Given material -
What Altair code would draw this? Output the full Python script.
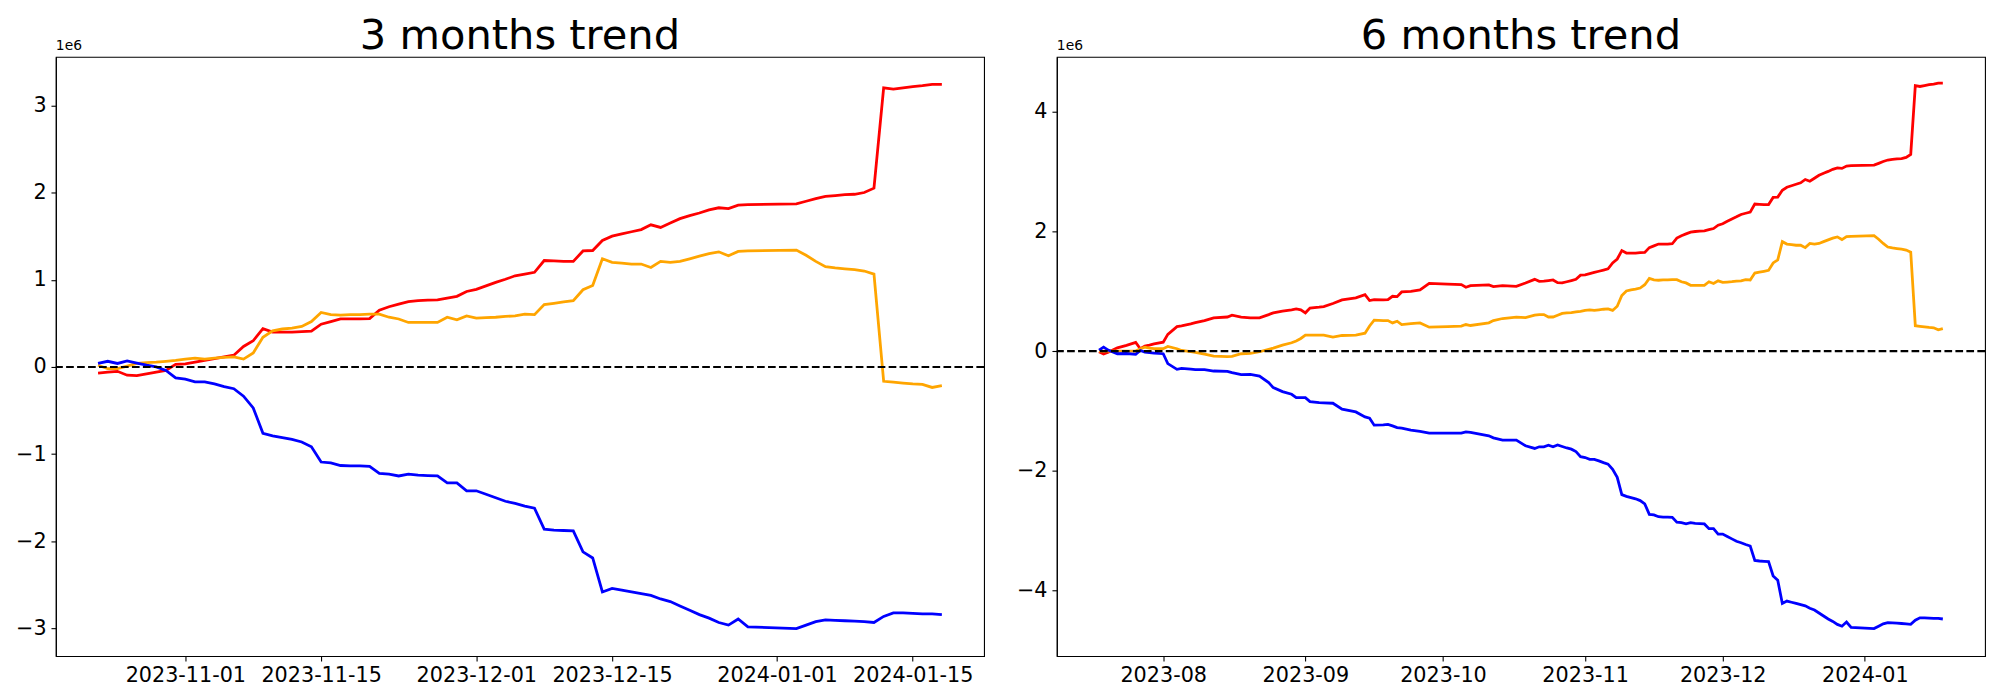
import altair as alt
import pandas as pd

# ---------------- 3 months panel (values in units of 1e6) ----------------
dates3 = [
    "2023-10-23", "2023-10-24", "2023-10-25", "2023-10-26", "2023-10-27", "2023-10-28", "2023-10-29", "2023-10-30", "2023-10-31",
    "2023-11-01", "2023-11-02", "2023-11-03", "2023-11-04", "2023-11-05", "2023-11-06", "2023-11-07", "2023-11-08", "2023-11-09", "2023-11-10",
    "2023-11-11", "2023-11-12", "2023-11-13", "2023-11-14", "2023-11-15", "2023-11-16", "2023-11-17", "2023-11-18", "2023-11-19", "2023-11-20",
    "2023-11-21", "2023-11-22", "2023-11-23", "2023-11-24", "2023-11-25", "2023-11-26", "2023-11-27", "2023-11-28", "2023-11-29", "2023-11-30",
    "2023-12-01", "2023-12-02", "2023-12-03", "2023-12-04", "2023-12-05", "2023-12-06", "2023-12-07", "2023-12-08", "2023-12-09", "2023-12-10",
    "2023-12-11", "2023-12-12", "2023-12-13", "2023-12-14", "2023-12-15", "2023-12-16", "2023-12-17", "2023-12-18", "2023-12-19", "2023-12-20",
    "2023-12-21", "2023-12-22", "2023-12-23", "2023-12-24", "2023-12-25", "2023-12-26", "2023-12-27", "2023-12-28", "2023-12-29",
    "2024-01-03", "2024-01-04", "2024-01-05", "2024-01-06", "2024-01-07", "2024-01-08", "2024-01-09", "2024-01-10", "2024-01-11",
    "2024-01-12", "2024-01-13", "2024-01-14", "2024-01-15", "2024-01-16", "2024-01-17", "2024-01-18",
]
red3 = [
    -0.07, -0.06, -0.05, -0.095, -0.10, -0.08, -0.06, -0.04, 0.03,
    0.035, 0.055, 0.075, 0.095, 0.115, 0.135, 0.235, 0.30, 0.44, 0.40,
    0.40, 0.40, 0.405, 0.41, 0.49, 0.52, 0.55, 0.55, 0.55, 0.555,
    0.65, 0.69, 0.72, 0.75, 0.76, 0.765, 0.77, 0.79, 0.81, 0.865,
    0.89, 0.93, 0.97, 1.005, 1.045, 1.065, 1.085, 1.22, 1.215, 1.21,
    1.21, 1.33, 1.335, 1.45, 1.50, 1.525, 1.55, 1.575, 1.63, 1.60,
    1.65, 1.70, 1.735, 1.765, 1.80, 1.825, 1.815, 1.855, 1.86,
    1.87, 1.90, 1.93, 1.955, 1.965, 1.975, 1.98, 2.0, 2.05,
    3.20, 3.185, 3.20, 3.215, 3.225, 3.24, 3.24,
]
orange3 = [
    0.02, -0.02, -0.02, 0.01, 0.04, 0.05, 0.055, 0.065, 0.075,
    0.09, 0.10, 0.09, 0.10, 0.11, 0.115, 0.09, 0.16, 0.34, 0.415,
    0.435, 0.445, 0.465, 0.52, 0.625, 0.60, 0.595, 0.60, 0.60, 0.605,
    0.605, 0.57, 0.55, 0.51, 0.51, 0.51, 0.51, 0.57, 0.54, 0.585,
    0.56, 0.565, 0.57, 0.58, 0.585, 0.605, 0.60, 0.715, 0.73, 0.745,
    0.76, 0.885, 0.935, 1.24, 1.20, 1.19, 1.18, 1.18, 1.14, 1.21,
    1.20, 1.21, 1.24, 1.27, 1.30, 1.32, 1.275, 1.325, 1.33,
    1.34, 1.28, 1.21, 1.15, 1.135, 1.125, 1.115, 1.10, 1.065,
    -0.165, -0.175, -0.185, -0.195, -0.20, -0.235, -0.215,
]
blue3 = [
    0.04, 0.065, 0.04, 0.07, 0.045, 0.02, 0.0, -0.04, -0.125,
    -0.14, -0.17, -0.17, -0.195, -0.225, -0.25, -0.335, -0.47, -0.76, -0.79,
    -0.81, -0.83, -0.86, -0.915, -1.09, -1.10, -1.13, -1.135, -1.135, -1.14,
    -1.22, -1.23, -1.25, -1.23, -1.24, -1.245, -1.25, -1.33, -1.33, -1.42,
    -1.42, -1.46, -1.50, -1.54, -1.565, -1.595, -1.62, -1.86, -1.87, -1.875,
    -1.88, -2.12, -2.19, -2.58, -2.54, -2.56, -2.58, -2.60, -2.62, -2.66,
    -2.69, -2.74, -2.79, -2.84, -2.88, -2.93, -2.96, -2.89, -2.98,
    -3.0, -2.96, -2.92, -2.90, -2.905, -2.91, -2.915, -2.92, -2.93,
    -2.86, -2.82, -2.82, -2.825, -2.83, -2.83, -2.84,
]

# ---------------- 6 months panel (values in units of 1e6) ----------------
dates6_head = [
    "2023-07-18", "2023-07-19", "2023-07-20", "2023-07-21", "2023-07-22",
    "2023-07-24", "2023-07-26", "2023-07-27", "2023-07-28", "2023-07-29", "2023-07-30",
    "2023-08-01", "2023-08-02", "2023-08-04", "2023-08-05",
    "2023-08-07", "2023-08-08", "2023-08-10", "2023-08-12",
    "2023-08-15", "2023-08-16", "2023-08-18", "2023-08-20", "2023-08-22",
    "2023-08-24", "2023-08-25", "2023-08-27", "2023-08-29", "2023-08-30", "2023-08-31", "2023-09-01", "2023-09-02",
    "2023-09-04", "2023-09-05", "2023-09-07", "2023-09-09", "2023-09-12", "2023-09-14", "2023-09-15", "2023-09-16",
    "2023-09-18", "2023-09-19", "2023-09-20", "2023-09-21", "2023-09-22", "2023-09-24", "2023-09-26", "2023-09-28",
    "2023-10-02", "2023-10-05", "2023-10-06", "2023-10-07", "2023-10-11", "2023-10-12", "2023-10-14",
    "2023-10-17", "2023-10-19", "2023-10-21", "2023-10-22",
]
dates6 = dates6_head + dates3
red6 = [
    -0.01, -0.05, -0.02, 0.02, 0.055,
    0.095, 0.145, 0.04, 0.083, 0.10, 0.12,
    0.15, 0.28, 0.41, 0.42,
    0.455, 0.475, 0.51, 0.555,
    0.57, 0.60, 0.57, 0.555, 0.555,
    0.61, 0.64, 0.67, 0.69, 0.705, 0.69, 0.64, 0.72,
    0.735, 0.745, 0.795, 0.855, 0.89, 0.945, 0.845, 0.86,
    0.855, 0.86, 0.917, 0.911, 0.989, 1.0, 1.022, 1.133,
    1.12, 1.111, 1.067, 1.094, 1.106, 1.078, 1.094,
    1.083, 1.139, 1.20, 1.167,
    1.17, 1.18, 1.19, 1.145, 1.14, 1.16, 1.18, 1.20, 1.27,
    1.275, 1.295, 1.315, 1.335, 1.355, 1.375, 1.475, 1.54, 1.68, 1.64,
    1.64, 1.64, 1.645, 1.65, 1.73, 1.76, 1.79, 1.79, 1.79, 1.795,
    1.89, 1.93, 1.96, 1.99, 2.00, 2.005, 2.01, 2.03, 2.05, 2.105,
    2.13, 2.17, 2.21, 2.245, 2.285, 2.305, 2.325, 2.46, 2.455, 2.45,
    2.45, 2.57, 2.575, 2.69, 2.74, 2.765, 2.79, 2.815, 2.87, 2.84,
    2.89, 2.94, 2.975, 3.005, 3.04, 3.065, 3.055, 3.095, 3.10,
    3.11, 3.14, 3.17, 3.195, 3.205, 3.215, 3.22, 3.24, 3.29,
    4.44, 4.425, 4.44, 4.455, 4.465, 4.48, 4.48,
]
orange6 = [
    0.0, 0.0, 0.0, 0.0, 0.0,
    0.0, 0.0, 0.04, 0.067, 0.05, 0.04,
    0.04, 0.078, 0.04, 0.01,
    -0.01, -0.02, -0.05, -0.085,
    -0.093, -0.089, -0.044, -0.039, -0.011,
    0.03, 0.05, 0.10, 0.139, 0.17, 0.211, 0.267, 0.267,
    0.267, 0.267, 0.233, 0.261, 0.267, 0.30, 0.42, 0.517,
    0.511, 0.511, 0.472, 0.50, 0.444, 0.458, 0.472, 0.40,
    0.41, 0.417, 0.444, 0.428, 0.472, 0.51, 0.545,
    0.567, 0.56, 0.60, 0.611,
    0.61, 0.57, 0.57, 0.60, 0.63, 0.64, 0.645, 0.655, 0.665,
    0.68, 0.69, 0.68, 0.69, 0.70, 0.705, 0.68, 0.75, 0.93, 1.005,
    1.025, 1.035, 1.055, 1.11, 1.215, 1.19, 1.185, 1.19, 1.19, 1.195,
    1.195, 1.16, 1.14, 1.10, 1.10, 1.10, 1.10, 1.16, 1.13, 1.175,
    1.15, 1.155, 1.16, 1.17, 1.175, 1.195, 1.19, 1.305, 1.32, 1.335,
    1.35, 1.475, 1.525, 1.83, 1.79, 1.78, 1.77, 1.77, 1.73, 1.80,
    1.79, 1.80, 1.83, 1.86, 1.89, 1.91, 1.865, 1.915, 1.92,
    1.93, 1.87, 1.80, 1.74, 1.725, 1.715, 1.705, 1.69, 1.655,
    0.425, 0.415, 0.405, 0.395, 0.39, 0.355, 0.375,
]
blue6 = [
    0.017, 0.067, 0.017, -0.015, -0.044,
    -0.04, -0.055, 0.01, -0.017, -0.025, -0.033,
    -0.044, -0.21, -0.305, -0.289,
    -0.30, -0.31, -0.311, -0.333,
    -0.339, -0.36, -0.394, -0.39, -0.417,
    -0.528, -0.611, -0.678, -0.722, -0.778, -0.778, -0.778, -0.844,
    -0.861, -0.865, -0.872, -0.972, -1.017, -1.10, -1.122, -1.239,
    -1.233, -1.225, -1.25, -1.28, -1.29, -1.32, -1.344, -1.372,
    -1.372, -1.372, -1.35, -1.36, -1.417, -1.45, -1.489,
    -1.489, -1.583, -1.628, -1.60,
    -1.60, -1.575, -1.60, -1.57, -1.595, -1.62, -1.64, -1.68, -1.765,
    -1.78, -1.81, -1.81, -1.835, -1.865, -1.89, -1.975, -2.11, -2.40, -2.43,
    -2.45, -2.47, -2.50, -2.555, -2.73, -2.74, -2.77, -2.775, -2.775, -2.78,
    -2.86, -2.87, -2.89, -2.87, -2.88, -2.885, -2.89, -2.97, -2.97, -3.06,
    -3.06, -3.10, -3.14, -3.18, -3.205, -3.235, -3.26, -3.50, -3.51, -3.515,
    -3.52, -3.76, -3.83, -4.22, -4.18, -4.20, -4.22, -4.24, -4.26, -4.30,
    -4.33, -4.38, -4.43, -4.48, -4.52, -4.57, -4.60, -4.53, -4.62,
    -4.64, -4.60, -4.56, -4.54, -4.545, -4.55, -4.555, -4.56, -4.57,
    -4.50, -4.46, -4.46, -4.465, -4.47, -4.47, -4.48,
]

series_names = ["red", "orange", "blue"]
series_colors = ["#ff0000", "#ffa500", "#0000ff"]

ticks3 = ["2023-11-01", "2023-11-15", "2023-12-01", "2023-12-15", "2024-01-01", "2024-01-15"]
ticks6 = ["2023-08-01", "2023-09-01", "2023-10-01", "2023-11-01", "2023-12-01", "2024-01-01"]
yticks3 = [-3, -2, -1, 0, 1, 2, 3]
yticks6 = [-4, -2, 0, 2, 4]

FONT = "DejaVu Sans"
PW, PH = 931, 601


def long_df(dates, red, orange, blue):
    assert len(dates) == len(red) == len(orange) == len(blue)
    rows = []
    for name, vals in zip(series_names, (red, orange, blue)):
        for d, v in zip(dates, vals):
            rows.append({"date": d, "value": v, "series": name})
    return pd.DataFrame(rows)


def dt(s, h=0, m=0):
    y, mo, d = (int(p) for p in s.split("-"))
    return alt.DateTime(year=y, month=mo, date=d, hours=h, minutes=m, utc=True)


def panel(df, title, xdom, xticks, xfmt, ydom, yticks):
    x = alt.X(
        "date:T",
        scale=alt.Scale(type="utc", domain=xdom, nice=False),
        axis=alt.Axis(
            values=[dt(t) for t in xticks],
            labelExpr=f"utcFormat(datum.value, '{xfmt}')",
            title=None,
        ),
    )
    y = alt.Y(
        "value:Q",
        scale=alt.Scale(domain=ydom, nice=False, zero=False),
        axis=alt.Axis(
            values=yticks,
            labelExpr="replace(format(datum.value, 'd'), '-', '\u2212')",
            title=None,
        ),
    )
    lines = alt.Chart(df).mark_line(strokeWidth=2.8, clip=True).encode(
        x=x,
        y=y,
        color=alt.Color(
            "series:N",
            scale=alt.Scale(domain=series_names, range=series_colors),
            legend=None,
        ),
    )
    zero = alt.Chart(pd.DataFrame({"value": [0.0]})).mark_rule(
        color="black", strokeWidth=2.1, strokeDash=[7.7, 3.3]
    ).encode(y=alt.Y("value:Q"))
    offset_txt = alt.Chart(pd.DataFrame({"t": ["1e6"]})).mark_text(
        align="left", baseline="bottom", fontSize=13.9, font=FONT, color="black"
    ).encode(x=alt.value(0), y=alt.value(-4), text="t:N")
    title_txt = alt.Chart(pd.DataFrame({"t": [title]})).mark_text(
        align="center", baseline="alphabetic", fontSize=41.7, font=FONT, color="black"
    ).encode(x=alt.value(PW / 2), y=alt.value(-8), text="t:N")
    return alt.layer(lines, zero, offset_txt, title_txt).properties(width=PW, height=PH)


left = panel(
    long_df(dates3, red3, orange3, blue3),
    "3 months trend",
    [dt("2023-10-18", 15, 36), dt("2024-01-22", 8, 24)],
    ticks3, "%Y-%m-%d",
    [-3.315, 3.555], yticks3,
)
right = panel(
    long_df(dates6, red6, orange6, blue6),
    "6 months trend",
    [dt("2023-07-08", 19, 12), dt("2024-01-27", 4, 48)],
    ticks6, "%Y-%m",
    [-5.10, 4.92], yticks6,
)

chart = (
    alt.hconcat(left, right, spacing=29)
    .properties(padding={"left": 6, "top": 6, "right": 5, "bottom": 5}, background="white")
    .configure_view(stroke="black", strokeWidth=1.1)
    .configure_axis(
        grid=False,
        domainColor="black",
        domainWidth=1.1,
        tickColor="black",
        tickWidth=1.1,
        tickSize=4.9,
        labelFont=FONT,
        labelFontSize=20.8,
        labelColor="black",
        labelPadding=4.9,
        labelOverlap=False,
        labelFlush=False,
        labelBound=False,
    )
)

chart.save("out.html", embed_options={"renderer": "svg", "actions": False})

Requirements - Write out exactly the lines between the start of the data and the line with "import pandas as pd", including both, but none of the pictures.

Task output -
What Altair code would draw this? Output the full Python script.
import altair as alt
import pandas as pd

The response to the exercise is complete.